Shauna Coxsey shivers at the prospect of emulating her illustrious Olympic climbing predecessors after being named in the Great Britain team for the sport's modern-day debut at this year's Games in Tokyo.
Almost a century has past since a British team led by Brigadier Charles Bruce were awarded gold medals at the 1924 Winter Olympics for alpinism, in recognition of three gallant attempts to conquer Mount Everest in the preceding years.
Arguments continue over alpinism's former status as a full Olympic discipline, and the competitive climbing event which has been introduced to the programme 96 years on bears next to no resemblance to its mountaineering predecessor.
Staged at the Aomi Urban Sports Park, the climbing competition in Tokyo will consist of a single competition each for men and women, with medals awarded for their cumulative totals over three disciplines – speed climbing, bouldering and lead climbing.

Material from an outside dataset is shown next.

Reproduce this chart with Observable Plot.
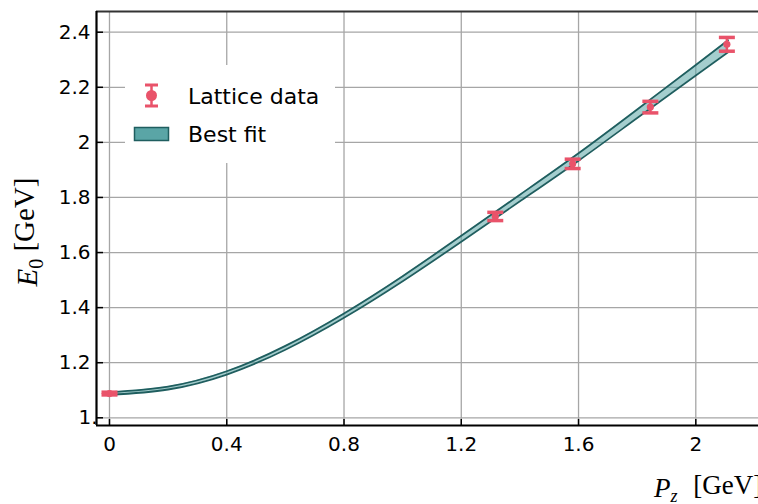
<!DOCTYPE html>
<html>
<head>
<meta charset="utf-8">
<script src="https://cdn.jsdelivr.net/npm/d3@7"></script>
<script src="https://cdn.jsdelivr.net/npm/@observablehq/plot@0.6"></script>
<style>
  html, body { margin: 0; padding: 0; background: white; overflow: hidden; }
  #wrap { position: relative; width: 758px; height: 504px; overflow: hidden; }
  #legend { position: absolute; left: 125px; top: 65px; }
</style>
</head>
<body>
<div id="wrap"></div>
<script>
// ---- data ----
const latticeP = [0, 1.316, 1.58, 1.845, 2.106];
const latticeE = [1.088, 1.731, 1.922, 2.128, 2.356];
const latticeErr = [0.005, 0.015, 0.017, 0.021, 0.025];

const fitP = [0, 0.2, 0.4, 0.6, 0.8, 1.0, 1.2, 1.4, 1.6, 1.8, 2.0, 2.11];
const fitLower = [1.083, 1.1027, 1.157, 1.247, 1.363, 1.4957, 1.6393, 1.786, 1.9335, 2.0885, 2.243, 2.327];
const fitUpper = [1.093, 1.1133, 1.169, 1.261, 1.379, 1.5143, 1.6607, 1.810, 1.9605, 2.1195, 2.281, 2.371];

const xTicks = [0, 0.4, 0.8, 1.2, 1.6, 2];
const xTickLabels = ["0", "0.4", "0.8", "1.2", "1.6", "2"];
const yTicks = [1.0, 1.2, 1.4, 1.6, 1.8, 2.0, 2.2, 2.4];
const yTickLabels = ["1.", "1.2", "1.4", "1.6", "1.8", "2", "2.2", "2.4"];

const xDomain = [-0.0443, 2.2139];
const yDomain = [0.972, 2.4752];

// ---- derived tables ----
const lattice = latticeP.map((p, i) => ({p, e: latticeE[i], lo: latticeE[i] - latticeErr[i], hi: latticeE[i] + latticeErr[i]}));
const fit = fitP.map((p, i) => ({p, lo: fitLower[i], hi: fitUpper[i]}));
const xLab = new Map(xTicks.map((t, i) => [t, xTickLabels[i]]));
const yLab = new Map(yTicks.map((t, i) => [t, yTickLabels[i]]));

const RED = "#e9536a";
const TEAL = "#5aa5a6";
const TEAL_DARK = "#1f5e5f";
const GRID = "#a6a6a6";

const hline = {draw(ctx, size) { const r = Math.sqrt(size / Math.PI); ctx.moveTo(-r, 0); ctx.lineTo(r, 0); }};
const tickRight = {draw(ctx, size) { const r = Math.sqrt(size / Math.PI); ctx.moveTo(0, 0); ctx.lineTo(r, 0); }};
const tickUp = {draw(ctx, size) { const r = Math.sqrt(size / Math.PI); ctx.moveTo(0, 0); ctx.lineTo(0, -r); }};

const chart = Plot.plot({
  width: 758,
  height: 504,
  marginLeft: 96,
  marginRight: 0,
  marginTop: 11,
  marginBottom: 79,
  style: {fontFamily: "'DejaVu Sans', sans-serif", fontSize: "20px", color: "black", background: "white", overflow: "visible"},
  x: {domain: xDomain},
  y: {domain: yDomain},
  marks: [
    Plot.gridX(xTicks, {stroke: GRID, strokeOpacity: 1, strokeWidth: 1.3}),
    Plot.gridY(yTicks, {stroke: GRID, strokeOpacity: 1, strokeWidth: 1.3}),
    // best fit band
    Plot.areaY(fit, {x: "p", y1: "lo", y2: "hi", fill: TEAL, fillOpacity: 0.55, curve: "natural"}),
    Plot.line(fit, {x: "p", y: "lo", stroke: TEAL_DARK, strokeWidth: 1.8, curve: "natural"}),
    Plot.line(fit, {x: "p", y: "hi", stroke: TEAL_DARK, strokeWidth: 1.8, curve: "natural"}),
    // lattice data (on top of the band)
    Plot.ruleX(lattice, {x: "p", y1: "lo", y2: "hi", stroke: RED, strokeWidth: 2.5}),
    Plot.dot(lattice, {x: "p", y: "lo", symbol: hline, r: 8, stroke: RED, strokeWidth: 3.5, fill: "none"}),
    Plot.dot(lattice, {x: "p", y: "hi", symbol: hline, r: 8, stroke: RED, strokeWidth: 3.5, fill: "none"}),
    Plot.dot(lattice, {x: "p", y: "e", r: 3.6, fill: RED, stroke: "none"}),
    // spines
    Plot.ruleY([yDomain[1]], {stroke: "#333", strokeWidth: 2.2}),
    Plot.ruleX([xDomain[0]], {stroke: "black", strokeWidth: 2.2}),
    Plot.ruleY([yDomain[0]], {stroke: "black", strokeWidth: 2.2}),
    // inward ticks
    Plot.dot(yTicks, {x: xDomain[0], y: d => d, symbol: tickRight, r: 6.5, stroke: "black", strokeWidth: 1.5, fill: "none"}),
    Plot.dot(xTicks, {x: d => d, y: yDomain[0], symbol: tickUp, r: 6.5, stroke: "black", strokeWidth: 1.5, fill: "none"}),
    // tick labels
    Plot.axisX({ticks: xTicks, tickFormat: d => xLab.get(d), tickSize: 0, tickPadding: 11, label: null, fontSize: 20}),
    Plot.axisY({ticks: yTicks.slice(1), tickFormat: d => yLab.get(d), tickSize: 0, tickPadding: 6, label: null, fontSize: 20}),
    Plot.text(yTicks.slice(0, 1), {x: xDomain[0], y: d => d, text: d => yLab.get(d), textAnchor: "end", dx: 1, fontSize: 20})
  ]
});

const wrap = document.getElementById("wrap");
wrap.appendChild(chart);

// axis titles (mathtext-like serif)
const svg = d3.select(chart);
const yTitle = svg.append("text")
  .attr("transform", "translate(37,232) rotate(-90)")
  .attr("text-anchor", "middle")
  .style("font-family", "'Liberation Serif', serif")
  .style("font-size", "29px")
  .attr("fill", "black");
yTitle.append("tspan").style("font-style", "italic").text("E");
yTitle.append("tspan").attr("dy", "0.28em").style("font-size", "20px").text("0");
yTitle.append("tspan").attr("dy", "-0.28em").text(" [GeV]");

const xTitle = svg.append("text")
  .attr("x", 654).attr("y", 497)
  .attr("text-anchor", "start")
  .style("font-family", "'Liberation Serif', serif")
  .style("font-size", "27px")
  .attr("fill", "black");
xTitle.append("tspan").style("font-style", "italic").text("P");
xTitle.append("tspan").attr("dy", "0.28em").style("font-size", "18px").style("font-style", "italic").text("z");
xTitle.append("tspan").attr("dy", "-0.28em").attr("dx", 9).text(" [GeV]");

// legend overlay
const leg = d3.select(wrap).append("svg")
  .attr("id", "legend")
  .attr("width", 210).attr("height", 98)
  .style("background", "white");
leg.append("line").attr("x1", 26.5).attr("x2", 26.5).attr("y1", 20).attr("y2", 41).attr("stroke", RED).attr("stroke-width", 2.5);
leg.append("line").attr("x1", 20).attr("x2", 33).attr("y1", 20).attr("y2", 20).attr("stroke", RED).attr("stroke-width", 3);
leg.append("line").attr("x1", 20).attr("x2", 33).attr("y1", 41).attr("y2", 41).attr("stroke", RED).attr("stroke-width", 3);
leg.append("circle").attr("cx", 26.5).attr("cy", 30.5).attr("r", 5.5).attr("fill", RED);
leg.append("text").attr("x", 63).attr("y", 38.5)
  .style("font-family", "'DejaVu Sans', sans-serif").style("font-size", "22px").attr("fill", "black").text("Lattice data");
leg.append("rect").attr("x", 9.5).attr("y", 62.5).attr("width", 34).attr("height", 13)
  .attr("fill", TEAL).attr("stroke", TEAL_DARK).attr("stroke-width", 1.5);
leg.append("text").attr("x", 63).attr("y", 76.5)
  .style("font-family", "'DejaVu Sans', sans-serif").style("font-size", "22px").attr("fill", "black").text("Best fit");
</script>
</body>
</html>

Coxsey's reluctance to clasp on the crampons and follow in the Brigadier's footsteps is hardly surprising given she hails from Runcorn, whose highest point is Halton Castle at a less-than-dizzying 328 feet.
"I'm really glad I do an indoor sport," admitted the 27-year-old former two-time bouldering World Cup winner, clutching a mug of hot tea on a distinctly alpine-looking morning in the suburbs of Sheffield.
"I do occasionally climb outside but I don't do any mountaineering. I don't really like walking very much, or being cold, so I think Tokyo is going to be perfect for me."
Coxsey had been introduced to climbing by the super-human feats of Frenchwoman Catherine Destivelle, whom she watched on television scaling cliffs without a safety rope in Africa.
"I was sat on my dad's knee and I pointed at the TV and said, 'I want to do that'," recalled Coxsey. "He took me to the local climbing wall and it started from there.
"We had no background in climbing and we're a bit of an exception in that respect because my dad actually took up the sport after me."
The Olympic format was initially criticised by many in the sport as too heavily contrived, in particular the inclusion of the speed element in which climbers are timed as they scale a set 12-foot wall.
Coxsey – whose previous success has been in bouldering, which involves the scaling of a number of fixed routes on a 4m face – added: "The event as a combination of our three competitive disciplines has never really existed before.
"Normally an athlete would concentrate on just one discipline, so when it came out there was a lot of upset in the community. But I have loved learning new things and I think the format is really going to underline the best of our sport."
Interest in climbing has increased exponentially in Britain in recent years, with its domestic governing body, the British Mountaineering Council, estimating that there are now over one million individual visits to climbing walls annually.
Team GB's deputy Chef de Mission Mike Hay believes the introduction of the sport could have a similar impact to the excitement which greeted the inclusion of snowboard and freestyle disciplines in recent Winter Games programmes.
Hay told the PA news agency: "We know the International Olympic Committee want to engage with the youth and bring sports into the centre of the cities, and this kind of urban sport is really exciting.
"Not everyone is always initially supportive, but I think we've seen with freestyle and snowboarding that it's changed now, and they understand it is their opportunity to be in front of a global audience."